[Charts and diagrams as code]
* begin *

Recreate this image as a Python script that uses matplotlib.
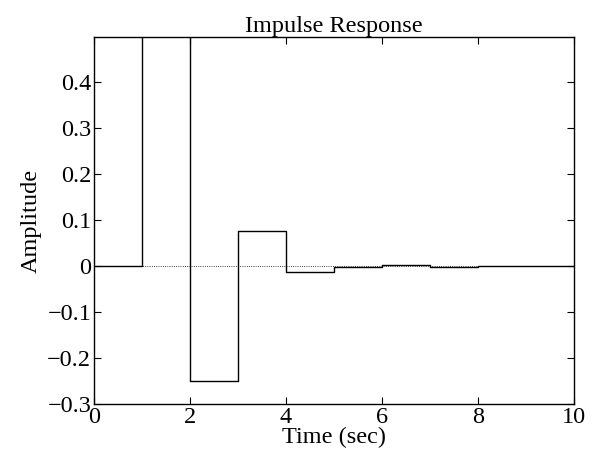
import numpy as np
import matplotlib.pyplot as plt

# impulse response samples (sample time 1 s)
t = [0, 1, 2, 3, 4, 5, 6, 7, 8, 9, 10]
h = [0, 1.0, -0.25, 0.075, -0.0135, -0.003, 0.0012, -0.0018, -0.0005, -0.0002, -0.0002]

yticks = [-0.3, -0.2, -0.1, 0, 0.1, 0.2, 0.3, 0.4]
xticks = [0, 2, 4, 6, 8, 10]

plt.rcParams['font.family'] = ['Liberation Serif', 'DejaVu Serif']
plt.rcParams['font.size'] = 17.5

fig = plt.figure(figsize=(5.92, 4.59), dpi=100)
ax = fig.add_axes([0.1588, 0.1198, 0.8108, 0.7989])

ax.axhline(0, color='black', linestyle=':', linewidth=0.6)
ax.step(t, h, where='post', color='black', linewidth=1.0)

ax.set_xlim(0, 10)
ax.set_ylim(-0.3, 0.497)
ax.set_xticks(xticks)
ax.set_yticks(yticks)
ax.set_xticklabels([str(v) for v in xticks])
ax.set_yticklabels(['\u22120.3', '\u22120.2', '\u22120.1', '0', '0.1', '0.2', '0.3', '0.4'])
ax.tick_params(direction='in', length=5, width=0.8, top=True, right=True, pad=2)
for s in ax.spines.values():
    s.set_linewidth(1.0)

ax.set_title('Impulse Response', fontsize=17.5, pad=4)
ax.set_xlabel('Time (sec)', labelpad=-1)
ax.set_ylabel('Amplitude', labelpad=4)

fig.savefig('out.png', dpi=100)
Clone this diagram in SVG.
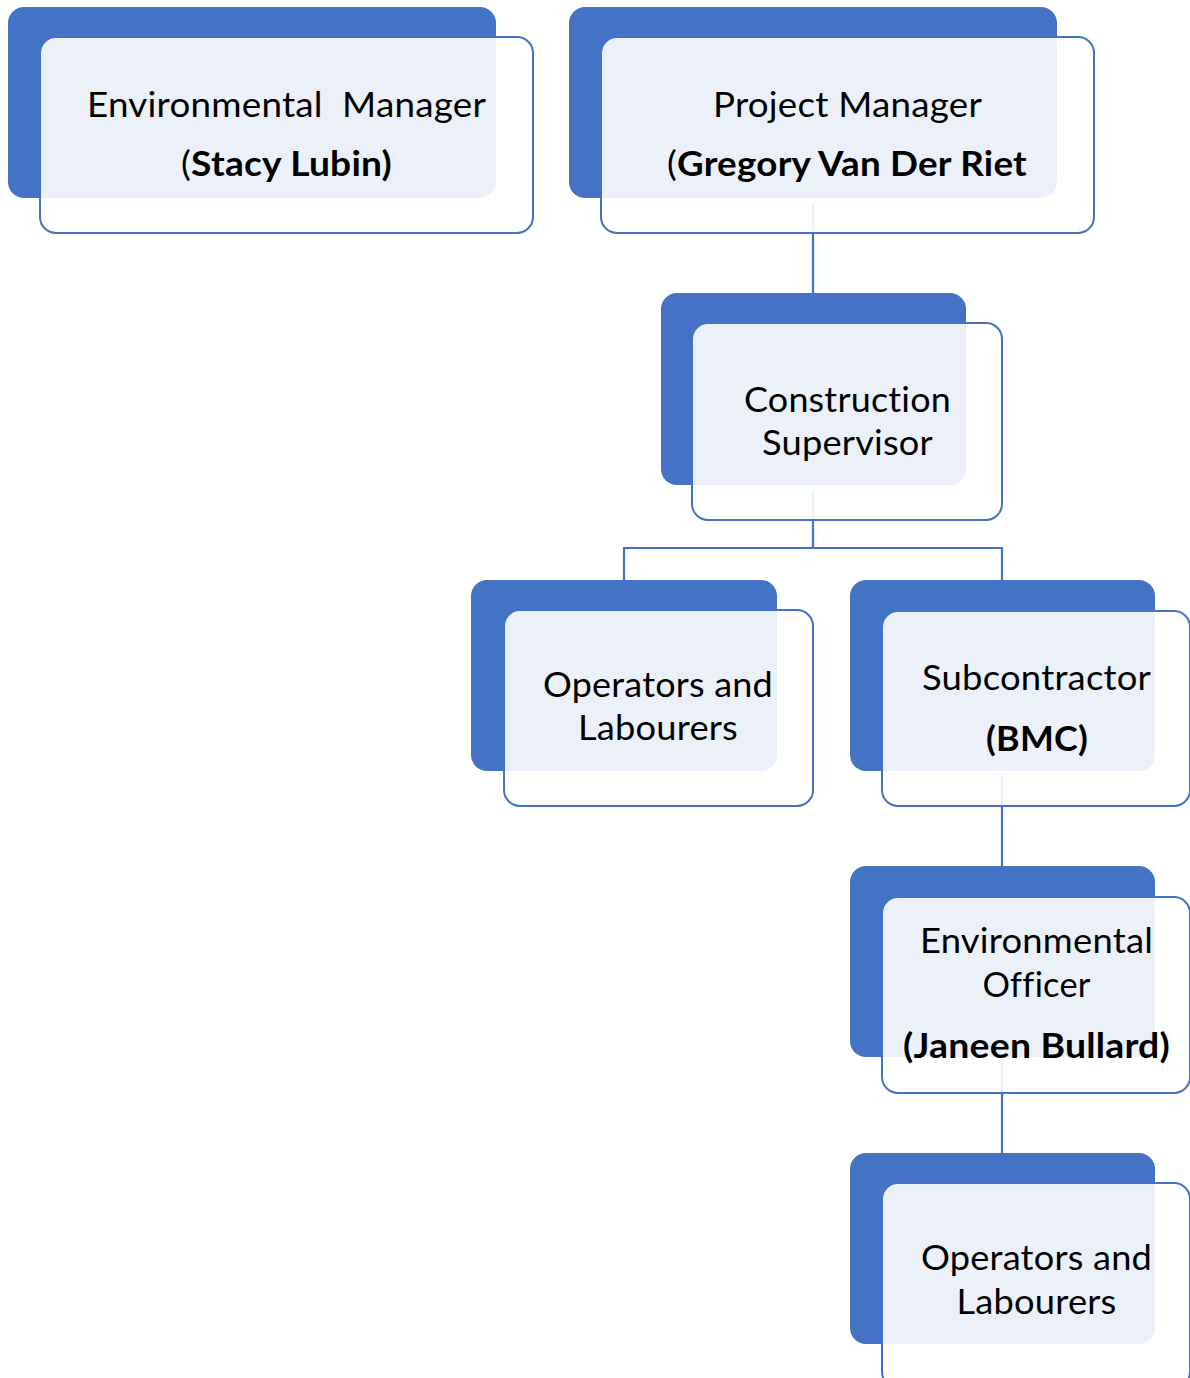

* end *

* _TASK PROMPT_: The lines from the start of the data through the line that contains "import matplotlib.pyplot as plt" are to be returned exactly, please, with both ends included and every picture left out.

* _TASK OUTPUT_:
Recreate this image as a Python script that uses matplotlib.
import numpy as np
import matplotlib.pyplot as plt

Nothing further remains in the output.